In a world where much is unknowable, Frost takes refuge in what is knowable, matter-of-fact and practical. "It's knowing what to do with things that counts." One of his favorite books is Robinson Crusoe : "I never tire of being shown how the limited can make snug in the limit less." For himself, Frost asks a wall against intrusion of knowledge, or people, a fence "between too much and me." What is beyond those fences, says Frost, is no man's business. It is "the canyon of Ceasing to Question What Doesn't Concern Us."

On its least terms, this may seem like planning small, keeping your socks dry, and bowing to superior wisdom. At its broadest, it may be taken as sound sense for an age bewildered by knowing less & less about more & more: "We are too much out, and if we don't draw in/ We shall be driven in."

Robert Frost has had more need than most men to draw in. Of the tragic deaths and illnesses in his family, the most crushing was the death of his wife in 1938. The shock to Frost was so great that he took to his bed with pneumonia. But he pulled through. Restored to his tough humor, when he underwent an operation for hemorrhoids he issued a bulletin: "I am resting on my laurels after an operation for asteroids."

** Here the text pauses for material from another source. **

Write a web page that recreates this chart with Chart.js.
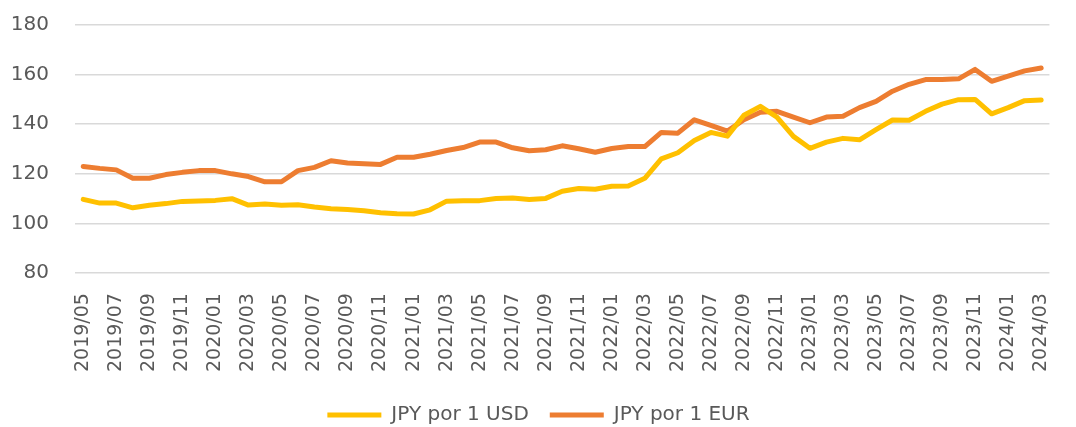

These days he makes his winter headquarters in Cambridge, travels a regular winter circuit of colleges, lecturing (fee: $200-$300) and reading his poems (in a voice Padraic Colum once likened to the barking of an eagle), spends a couple of months in Florida where he has a small house in Coral Gables, summers at his Vermont farm, which he shares with the Morrison family: Harvard Lecturer (and poet) Theodore Morrison* and his wife Kathleen. Both at Cambridge and Ripton, "K," serves as a sort of combined secretary, manager and friend, handles Frost's correspondence, types his poems, fends off unwanted callers, fusses over his diet and clothes, tries to see that he gets to bed at a reasonable hour.

All summer long, there is a steady stream of friends visiting at the farm. Frost receives them slumped in the ancient Morris chair he bought 40 years ago, talking in his twanging New England voice, a rascally twinkle in his blue eyes. When the Morrisons are there, Frost takes his meals with them at the main house 50 yards down the hill from his cabin.